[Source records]
+ + + +
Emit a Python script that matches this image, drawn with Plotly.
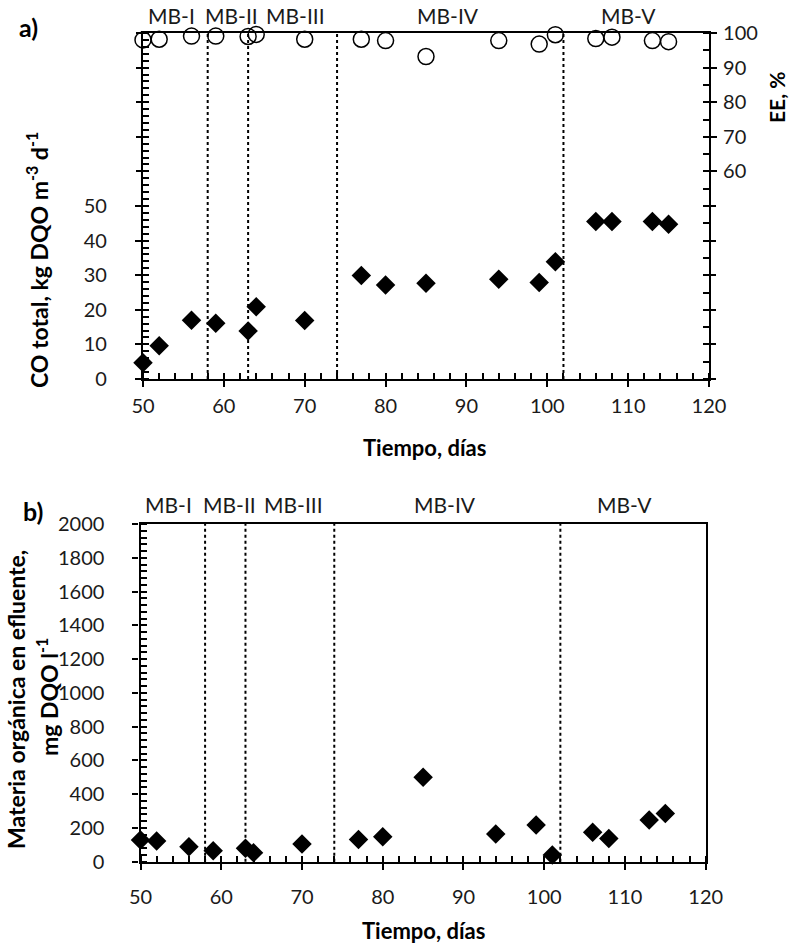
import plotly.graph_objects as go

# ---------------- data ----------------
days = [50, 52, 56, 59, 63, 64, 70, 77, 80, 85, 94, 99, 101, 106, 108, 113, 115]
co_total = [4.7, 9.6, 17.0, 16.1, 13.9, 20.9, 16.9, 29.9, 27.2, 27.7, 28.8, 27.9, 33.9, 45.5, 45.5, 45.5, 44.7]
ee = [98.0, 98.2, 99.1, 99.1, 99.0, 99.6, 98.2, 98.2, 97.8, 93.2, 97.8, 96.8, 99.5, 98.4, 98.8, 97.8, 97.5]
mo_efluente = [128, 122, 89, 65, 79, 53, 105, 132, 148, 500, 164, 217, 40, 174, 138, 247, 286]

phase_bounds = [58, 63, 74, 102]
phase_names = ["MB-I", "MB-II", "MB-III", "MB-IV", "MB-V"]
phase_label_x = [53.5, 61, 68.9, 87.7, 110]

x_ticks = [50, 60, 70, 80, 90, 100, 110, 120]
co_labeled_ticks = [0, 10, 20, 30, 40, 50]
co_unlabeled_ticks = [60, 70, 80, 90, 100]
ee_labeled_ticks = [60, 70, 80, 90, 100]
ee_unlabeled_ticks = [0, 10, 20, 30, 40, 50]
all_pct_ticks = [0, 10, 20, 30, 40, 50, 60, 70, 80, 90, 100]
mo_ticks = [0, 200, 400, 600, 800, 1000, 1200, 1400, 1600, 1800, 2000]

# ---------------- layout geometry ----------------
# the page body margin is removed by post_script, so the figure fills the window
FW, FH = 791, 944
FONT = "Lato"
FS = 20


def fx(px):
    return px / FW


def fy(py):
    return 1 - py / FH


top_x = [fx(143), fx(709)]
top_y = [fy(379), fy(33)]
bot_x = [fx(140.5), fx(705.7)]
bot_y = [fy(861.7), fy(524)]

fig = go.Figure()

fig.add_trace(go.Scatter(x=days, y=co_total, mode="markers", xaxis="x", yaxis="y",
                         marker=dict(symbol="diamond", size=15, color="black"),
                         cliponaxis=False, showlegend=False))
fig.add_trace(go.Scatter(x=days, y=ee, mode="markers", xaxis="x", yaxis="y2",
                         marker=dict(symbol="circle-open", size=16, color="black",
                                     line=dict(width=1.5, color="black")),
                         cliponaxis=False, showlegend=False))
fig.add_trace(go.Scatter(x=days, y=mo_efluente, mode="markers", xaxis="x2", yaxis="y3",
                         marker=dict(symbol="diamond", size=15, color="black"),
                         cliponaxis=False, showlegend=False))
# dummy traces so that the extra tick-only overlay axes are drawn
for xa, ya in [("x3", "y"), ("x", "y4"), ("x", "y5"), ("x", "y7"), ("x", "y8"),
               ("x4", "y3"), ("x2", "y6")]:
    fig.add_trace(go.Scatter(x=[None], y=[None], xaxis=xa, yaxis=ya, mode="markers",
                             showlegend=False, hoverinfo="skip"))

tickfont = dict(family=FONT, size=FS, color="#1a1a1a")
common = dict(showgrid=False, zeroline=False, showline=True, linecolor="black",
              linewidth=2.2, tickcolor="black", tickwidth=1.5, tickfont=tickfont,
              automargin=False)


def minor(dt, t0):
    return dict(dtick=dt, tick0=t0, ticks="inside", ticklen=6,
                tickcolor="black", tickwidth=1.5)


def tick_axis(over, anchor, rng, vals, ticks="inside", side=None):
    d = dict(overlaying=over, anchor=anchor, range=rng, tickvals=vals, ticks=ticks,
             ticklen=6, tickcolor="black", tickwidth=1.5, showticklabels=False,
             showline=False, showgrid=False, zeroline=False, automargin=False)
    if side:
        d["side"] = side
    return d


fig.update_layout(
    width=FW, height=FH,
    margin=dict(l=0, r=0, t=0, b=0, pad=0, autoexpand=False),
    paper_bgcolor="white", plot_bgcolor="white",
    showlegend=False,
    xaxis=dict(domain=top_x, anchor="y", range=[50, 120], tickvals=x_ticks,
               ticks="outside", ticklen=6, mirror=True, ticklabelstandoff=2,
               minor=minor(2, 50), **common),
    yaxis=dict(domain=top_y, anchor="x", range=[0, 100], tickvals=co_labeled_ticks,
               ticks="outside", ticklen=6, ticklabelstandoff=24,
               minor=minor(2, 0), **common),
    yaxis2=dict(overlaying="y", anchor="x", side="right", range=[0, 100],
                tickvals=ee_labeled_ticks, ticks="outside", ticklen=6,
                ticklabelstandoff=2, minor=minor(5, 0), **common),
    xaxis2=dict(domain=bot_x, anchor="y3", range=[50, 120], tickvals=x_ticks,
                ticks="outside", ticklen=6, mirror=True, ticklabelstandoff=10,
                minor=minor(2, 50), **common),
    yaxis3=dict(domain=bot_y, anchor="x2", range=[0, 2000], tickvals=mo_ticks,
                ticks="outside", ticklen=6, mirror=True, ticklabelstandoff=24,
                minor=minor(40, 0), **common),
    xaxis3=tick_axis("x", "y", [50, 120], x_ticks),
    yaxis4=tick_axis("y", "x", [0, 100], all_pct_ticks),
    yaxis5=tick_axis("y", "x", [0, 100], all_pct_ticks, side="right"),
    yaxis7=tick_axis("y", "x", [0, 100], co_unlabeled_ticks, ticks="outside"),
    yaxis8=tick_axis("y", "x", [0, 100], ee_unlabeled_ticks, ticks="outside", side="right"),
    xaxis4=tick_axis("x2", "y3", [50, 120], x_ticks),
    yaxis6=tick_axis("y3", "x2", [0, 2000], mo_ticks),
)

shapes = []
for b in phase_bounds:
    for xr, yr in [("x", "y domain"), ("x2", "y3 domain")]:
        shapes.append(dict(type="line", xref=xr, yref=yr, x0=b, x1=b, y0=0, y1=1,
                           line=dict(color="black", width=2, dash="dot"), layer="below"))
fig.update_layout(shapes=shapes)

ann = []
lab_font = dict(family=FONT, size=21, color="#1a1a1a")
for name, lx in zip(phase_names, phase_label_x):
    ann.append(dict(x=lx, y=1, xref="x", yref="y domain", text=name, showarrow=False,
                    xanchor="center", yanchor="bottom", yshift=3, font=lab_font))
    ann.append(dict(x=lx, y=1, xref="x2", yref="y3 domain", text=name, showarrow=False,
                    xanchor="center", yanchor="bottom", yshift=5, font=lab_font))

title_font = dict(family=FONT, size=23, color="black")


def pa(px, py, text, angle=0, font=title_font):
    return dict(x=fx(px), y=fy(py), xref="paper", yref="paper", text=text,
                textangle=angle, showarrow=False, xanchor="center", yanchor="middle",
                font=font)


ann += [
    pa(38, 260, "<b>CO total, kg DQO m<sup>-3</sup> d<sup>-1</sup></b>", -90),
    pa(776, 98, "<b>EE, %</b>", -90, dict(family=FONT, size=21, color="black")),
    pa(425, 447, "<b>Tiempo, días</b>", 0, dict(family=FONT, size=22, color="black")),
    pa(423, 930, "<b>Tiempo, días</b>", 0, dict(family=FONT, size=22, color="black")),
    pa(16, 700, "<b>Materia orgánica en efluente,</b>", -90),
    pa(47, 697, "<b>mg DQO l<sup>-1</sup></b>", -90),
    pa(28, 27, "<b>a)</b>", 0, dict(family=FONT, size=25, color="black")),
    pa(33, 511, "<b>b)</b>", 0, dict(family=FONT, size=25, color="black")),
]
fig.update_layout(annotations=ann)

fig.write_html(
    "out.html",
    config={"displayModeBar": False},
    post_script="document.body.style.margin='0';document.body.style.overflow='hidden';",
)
+ + + +
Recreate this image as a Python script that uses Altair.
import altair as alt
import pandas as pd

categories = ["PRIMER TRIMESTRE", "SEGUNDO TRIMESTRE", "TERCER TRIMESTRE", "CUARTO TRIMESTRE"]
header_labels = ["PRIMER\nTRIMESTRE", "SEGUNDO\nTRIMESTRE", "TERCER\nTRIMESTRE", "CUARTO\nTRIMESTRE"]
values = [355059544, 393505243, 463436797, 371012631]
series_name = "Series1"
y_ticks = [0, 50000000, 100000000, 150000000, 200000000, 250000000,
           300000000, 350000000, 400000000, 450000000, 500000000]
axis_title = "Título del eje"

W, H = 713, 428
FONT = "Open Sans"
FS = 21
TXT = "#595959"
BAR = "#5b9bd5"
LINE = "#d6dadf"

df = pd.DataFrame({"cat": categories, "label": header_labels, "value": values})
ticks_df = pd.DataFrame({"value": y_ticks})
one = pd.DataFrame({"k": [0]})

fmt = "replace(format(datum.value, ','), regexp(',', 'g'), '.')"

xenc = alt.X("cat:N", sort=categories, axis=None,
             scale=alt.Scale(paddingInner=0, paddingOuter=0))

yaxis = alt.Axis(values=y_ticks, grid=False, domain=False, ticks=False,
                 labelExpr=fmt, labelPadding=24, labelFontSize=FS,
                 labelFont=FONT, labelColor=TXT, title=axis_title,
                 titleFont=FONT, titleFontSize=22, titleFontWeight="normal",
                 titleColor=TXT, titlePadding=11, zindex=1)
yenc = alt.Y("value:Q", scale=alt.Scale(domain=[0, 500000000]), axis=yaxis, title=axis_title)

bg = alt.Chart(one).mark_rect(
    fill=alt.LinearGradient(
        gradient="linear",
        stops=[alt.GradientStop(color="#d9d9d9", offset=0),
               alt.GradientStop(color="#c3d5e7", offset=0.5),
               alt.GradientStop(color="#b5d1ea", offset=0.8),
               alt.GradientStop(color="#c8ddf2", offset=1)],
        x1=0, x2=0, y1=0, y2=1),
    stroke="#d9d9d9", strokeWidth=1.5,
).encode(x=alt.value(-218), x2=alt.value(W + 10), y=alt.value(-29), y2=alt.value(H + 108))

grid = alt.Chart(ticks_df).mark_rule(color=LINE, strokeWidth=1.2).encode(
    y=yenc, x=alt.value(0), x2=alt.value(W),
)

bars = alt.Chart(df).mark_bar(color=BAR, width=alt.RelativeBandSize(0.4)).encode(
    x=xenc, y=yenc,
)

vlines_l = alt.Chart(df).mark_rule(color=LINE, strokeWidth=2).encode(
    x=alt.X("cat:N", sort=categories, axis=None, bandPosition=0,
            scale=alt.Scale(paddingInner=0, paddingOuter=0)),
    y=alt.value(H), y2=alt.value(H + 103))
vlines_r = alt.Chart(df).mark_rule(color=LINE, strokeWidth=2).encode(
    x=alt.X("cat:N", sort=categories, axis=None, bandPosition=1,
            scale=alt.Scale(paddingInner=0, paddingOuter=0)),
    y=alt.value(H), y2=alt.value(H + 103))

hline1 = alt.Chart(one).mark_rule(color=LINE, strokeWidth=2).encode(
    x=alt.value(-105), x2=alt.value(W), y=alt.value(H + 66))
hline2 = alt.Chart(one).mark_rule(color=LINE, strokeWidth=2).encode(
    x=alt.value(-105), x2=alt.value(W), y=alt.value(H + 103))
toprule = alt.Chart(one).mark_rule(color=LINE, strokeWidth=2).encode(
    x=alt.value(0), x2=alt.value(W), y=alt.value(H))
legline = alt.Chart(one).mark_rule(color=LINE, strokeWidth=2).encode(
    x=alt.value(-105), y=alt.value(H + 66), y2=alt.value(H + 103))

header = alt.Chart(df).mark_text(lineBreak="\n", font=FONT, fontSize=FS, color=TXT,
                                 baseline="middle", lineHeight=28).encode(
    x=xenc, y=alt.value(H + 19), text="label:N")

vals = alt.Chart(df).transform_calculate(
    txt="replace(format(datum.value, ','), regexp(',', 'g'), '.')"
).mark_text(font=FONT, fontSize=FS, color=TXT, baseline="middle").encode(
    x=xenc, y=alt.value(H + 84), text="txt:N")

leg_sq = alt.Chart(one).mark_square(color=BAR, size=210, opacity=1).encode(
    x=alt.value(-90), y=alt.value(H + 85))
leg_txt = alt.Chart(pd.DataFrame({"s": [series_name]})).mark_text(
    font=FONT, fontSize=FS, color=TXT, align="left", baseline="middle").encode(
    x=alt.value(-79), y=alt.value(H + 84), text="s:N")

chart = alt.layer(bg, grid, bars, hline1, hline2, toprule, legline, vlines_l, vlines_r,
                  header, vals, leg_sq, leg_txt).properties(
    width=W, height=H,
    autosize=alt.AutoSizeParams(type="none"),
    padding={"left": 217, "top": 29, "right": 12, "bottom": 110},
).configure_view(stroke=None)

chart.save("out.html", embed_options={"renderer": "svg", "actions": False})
+ + + +
What is expected
Write out the lines running from the one that contains "Emit a Python" through the one that contains "phase_label_x = [53.5, 61, 68.9, 87.7, 110]", ends included, and nothing else. Pictures stay out of the copy.

Solved exercise
Emit a Python script that matches this image, drawn with Plotly.
import plotly.graph_objects as go

# ---------------- data ----------------
days = [50, 52, 56, 59, 63, 64, 70, 77, 80, 85, 94, 99, 101, 106, 108, 113, 115]
co_total = [4.7, 9.6, 17.0, 16.1, 13.9, 20.9, 16.9, 29.9, 27.2, 27.7, 28.8, 27.9, 33.9, 45.5, 45.5, 45.5, 44.7]
ee = [98.0, 98.2, 99.1, 99.1, 99.0, 99.6, 98.2, 98.2, 97.8, 93.2, 97.8, 96.8, 99.5, 98.4, 98.8, 97.8, 97.5]
mo_efluente = [128, 122, 89, 65, 79, 53, 105, 132, 148, 500, 164, 217, 40, 174, 138, 247, 286]

phase_bounds = [58, 63, 74, 102]
phase_names = ["MB-I", "MB-II", "MB-III", "MB-IV", "MB-V"]
phase_label_x = [53.5, 61, 68.9, 87.7, 110]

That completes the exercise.